The vocabulary of a person is defined either as the set of all words that are understood by that person or the set of all words likely to be used by that person when constructing new sentences. So "curse" is a regular part of the vocabulary of native English speakers but "imprecate" is not, even though the two words are synonyms. The richness of a person's vocabulary is popularly thought to be a reflection of intelligence or level of education. Accordingly, many standardised tests, such as the SAT, have questions that test vocabulary.

Increasing the size of one's vocabulary, also called vocabulary building, is generally considered to be an important part of both learning a language and improving one's skills in a language in which one is already proficient. Hence schoolchildren are often taught new words as a part of a particular unit or lesson. Similarly, many adults find vocabulary building to be a fun and educational activity, as evidenced in the popularity of "word-a-day" services such as mailing lists and desktop calendars.

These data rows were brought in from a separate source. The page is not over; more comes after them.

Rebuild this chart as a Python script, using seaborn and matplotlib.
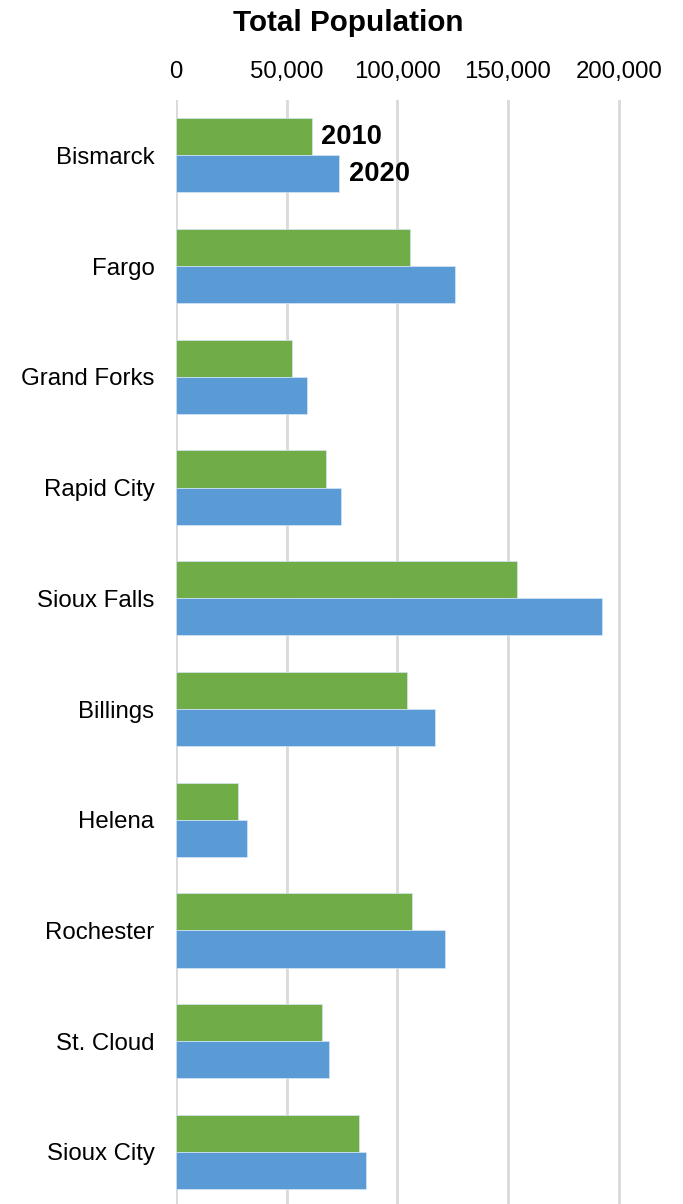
import pandas as pd
import seaborn as sns
import matplotlib.pyplot as plt
from matplotlib.ticker import FuncFormatter

cities = ["Bismarck", "Fargo", "Grand Forks", "Rapid City", "Sioux Falls",
          "Billings", "Helena", "Rochester", "St. Cloud", "Sioux City"]
pop_2010 = [61300, 105500, 52500, 67900, 153900, 104200, 28200, 106800, 65800, 82500]
pop_2020 = [73600, 126000, 59100, 74700, 192500, 117100, 32100, 121400, 68900, 85800]
years = ["2010", "2020"]

df = pd.DataFrame({
    "city": cities * 2,
    "year": [years[0]] * len(cities) + [years[1]] * len(cities),
    "pop": pop_2010 + pop_2020,
})

sns.set_style("white")
plt.rcParams['font.family'] = ['Liberation Sans', 'DejaVu Sans']
plt.rcParams['text.color'] = 'black'
plt.rcParams['xtick.color'] = 'black'
plt.rcParams['ytick.color'] = 'black'

fig = plt.figure(figsize=(6.83, 12.04), dpi=100)
ax = fig.add_axes([176 / 683, 0.0, (663 - 176) / 683, 1 - 100 / 1204])

sns.barplot(data=df, x="pop", y="city", hue="year", orient="h",
            palette=["#70AD47", "#5B9BD5"], saturation=1, width=0.67, gap=0,
            edgecolor="#D6E6F4", linewidth=0.5, ax=ax, legend=False, zorder=3)

ax.set_xlim(0, 220000)
ax.set_ylim(9.47, -0.5)
ax.set_xticks([0, 50000, 100000, 150000, 200000])
ax.xaxis.set_major_formatter(FuncFormatter(lambda v, p: f"{int(v):,}"))
ax.xaxis.tick_top()
ax.tick_params(axis="x", length=0, labelsize=17.3, pad=12)
ax.tick_params(axis="y", length=0, labelsize=17.3, pad=15.5)
ax.grid(axis="x", color="#D9D9D9", linewidth=2, zorder=0)
ax.set_axisbelow(True)
for s in ax.spines.values():
    s.set_visible(False)
ax.set_xlabel("")
ax.set_ylabel("")

# year labels beside the first group
for cont, yr in zip(ax.containers, years):
    bar = cont.patches[0]
    ax.annotate(yr, (bar.get_width(), bar.get_y() + bar.get_height() / 2),
                xytext=(7, 0), textcoords="offset points",
                ha="left", va="center", fontsize=19.6, fontweight="bold")

fig.suptitle("Total Population", x=348 / 683, y=1 - 23 / 1204, va="center",
             fontsize=21.3, fontweight="bold")

fig.savefig("out.png", dpi=100)
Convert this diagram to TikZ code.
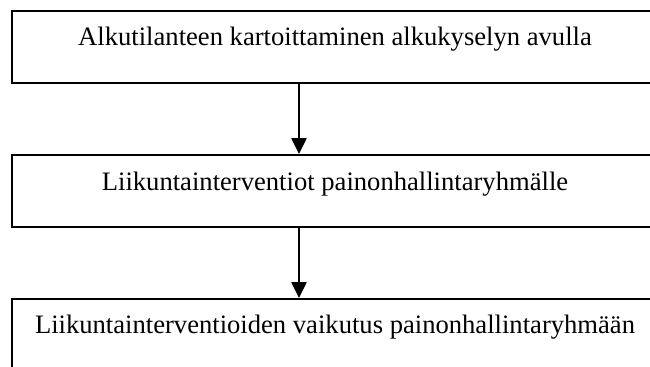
\documentclass[tikz,border=0pt]{standalone}
\usepackage{fontspec}
\setmainfont{Liberation Serif}
\usetikzlibrary{arrows.meta}

\begin{document}
\begin{tikzpicture}[x=0.451pt,y=0.451pt]
    \tikzstyle{every node}+=[inner sep=0pt]
    \tikzstyle{box}=[draw, line width=0.9pt, anchor=north west, minimum width=0.451pt*648, minimum height=0.451pt*72]
    \tikzstyle{txt}=[anchor=base, font=\fontsize{12}{14}\selectfont]
    \tikzstyle{arr}=[line width=1pt, -{Triangle[length=7.2pt,width=6.8pt]}]
    \useasboundingbox (0,0) rectangle (650,-367);
    \clip (0,0) rectangle (650,-367);
    \node [box] (b1) at (11,-10) {};
    \node [txt] (t1) at (335,-45) {Alkutilanteen kartoittaminen alkukyselyn avulla};
    \node [box] (b2) at (11,-154) {};
    \node [txt] (t2) at (335,-190) {Liikuntainterventiot painonhallintaryhmälle};
    \node [box] (b3) at (11,-298) {};
    \node [txt] (t3) at (335,-333) {Liikuntainterventioiden vaikutus painonhallintaryhmään};
    \coordinate (ax) at (299,0);
    \draw [arr] (b1.south -| ax) -- (b2.north -| ax);
    \draw [arr] (b2.south -| ax) -- (b3.north -| ax);
\end{tikzpicture}
\end{document}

The word "vocabulary" is also used figuratively for qualities or techniques distinctive to a particular style, especially an architectural style.

Capacity

Jean Aitchison gives the capacity of the vocabulary of college graduates with Bachelor of Education degrees as an estimate of at least 50,000, where a word is defined as a lexeme or dictionary entry, i.e., sing, sings, sang, sung count as one entry sing[1].

According to Robert Waring, a 5-year-old native English speaker knows about 4,000 to 5,000 word families. They would add roughly 1000 new word families every year to their vocabulary. A university graduate will have a vocabulary of around 20,000 word families, in which tolerate, tolerance, intolerable, and toleration are considered as one word family[2].

Access time

According to Jean Aitchison the time to recognise a word may be less than 200ms after onset; in many cases the word is already recognised before it has even ended. (Shadowing and lexical decision tasks were used to determine this number)[1].

References

  1. 1.0 1.1 Aitchison, Jean [1987] (2003). Words in the Mind: An Introduction to the Mental Lexicon, 3rd edition, 314, Oxford and New York: Basil Blackwell.
  2. Paul Nation, Robert Waring. VOCABULARY SIZE, TEXT COVERAGE AND WORD LISTS. URL accessed on 2006-03-15.